Abraham Lawrence Bogart
Born: November 20th, 1818
Died: July 25th, 1896
Abraham Lawrence Bogart was left an orphan at the age of thirteen, with two brothers to support. In the face of hardships, he began working for a dry goods house on Broadway, and within a few years he owned the business. He was the first to package fine chewing tobacco in tins. He experimented with Bunsen burners while still a schoolboy and was the first to apply the Bunsen burner to gas stoves, practically starting the gas-stove industry. His patented stove designs included a model (patent 71,269) for indoor use where no outside ventilation was available. Exhaust gasses were purified by passing through chambers containing quicklime. Another innovation consisted of attachments to conventional wood and coal stoves for conversion to gas (patent 92,931). He was also the first to build smokestacks for locomotives. He conducted scientific experiments into the photometric properties of gas composition and burner design to develop more efficient lighting sources. He was cited as one of the earliest researchers into shadowgraphy, the name by which X-Rays was known. He provided gas meters and photometric devices for gas companies.
In 1867 he entered the lighting business and proceeded to create multiple applications using electricity for the ignition of gas jets. Patent no. 119,561 is an example of an original design. The Bogart Frictional Gas Lighting Machine became the accepted design for venues such as churches and theatres where a large number of fixtures had to be controlled reliably from a central switch. His jobs included the Senate Chamber in the US Capitol Building and Saint Patrick's Cathedral in NYC. He patented as many as sixty inventions for electric gas lighting apparatuses. Bogart fiercely defended his patents and was very successful in patent litigation, nearly always prevailing in the case.
Many of the Bogart electric gas lighting systems for large venues remained in use long after the introduction of the incandescent bulb. To quote the Lighting Journal, December, 1913, "The Bogart Frictional Gas Lighting Machine has been on the market for over 40 years, and of the 15,000 machines sold since 1870, many are still in active service."
Bogart continued to innovate throughout his career. In 1884 he held an exhibition at his offices to introduced a line of devices for hotels and townhouses. He introduced the fire alarm with thermostats in each room connected to a central station showing the location of the fire. Large gongs on each floor would also indicate the fire location and continue to sound until turned off (The Electrical World, Aug. 23, 1884, pg. 64). He thus introduced a standard practice that we still take for granted today. In 1890, at the age of 72, he introduced a line of burglar alarms combined with annunciators that included several novel features (The Electrical Engineer, Aug. 13, 1890, pg. 163). To quote The Electrical World, Sept 1, 1888 (pg. 111), "Mr Bogart has long been known for his innovative and inventive genius."
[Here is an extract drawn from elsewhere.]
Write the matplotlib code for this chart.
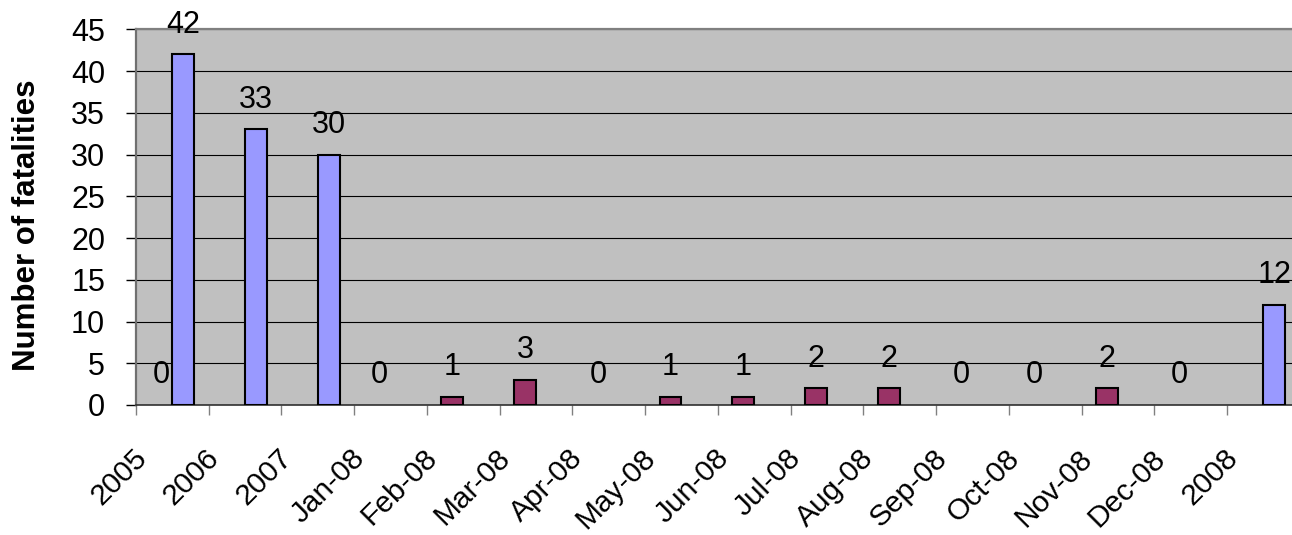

In 1887, at the age of 69, he married 17 year old Julia Appley, the daughter of Captain Jacob Appley, a wealthy New Yorker who was the half brother of Abraham's first wife. The affair was a sensation at the time. Bogart passed away during a bike ride with his son in 1896 and was survived by five children, three by his first wife and two by his second. Two of his sons, Adrian (A.) Livingston Bogart and Eugene E. Bogart worked with him in the electrical business, and continued his firm under the name A.L. Bogart. Adrian was a prolific inventor in his own right and his expert opinion was often relied upon by the Courts in patent cases. Later, after the early deaths of both sons, the firm continued under the direction of his granddaughter Ethel Livingston Bogart, the 25 year old daughter of A. Livingston Bogart.
Bogart letter to Edward Clark - architect of the Capitol - Proposal for electric gas lighting in the U.S. Senate Chamber. Written and signed by A.L. Bogart (Abraham Lawrence) to Edward Clark, architect of the Capitol, September, 1870. The gas jets were ignited using a sparking mechanism.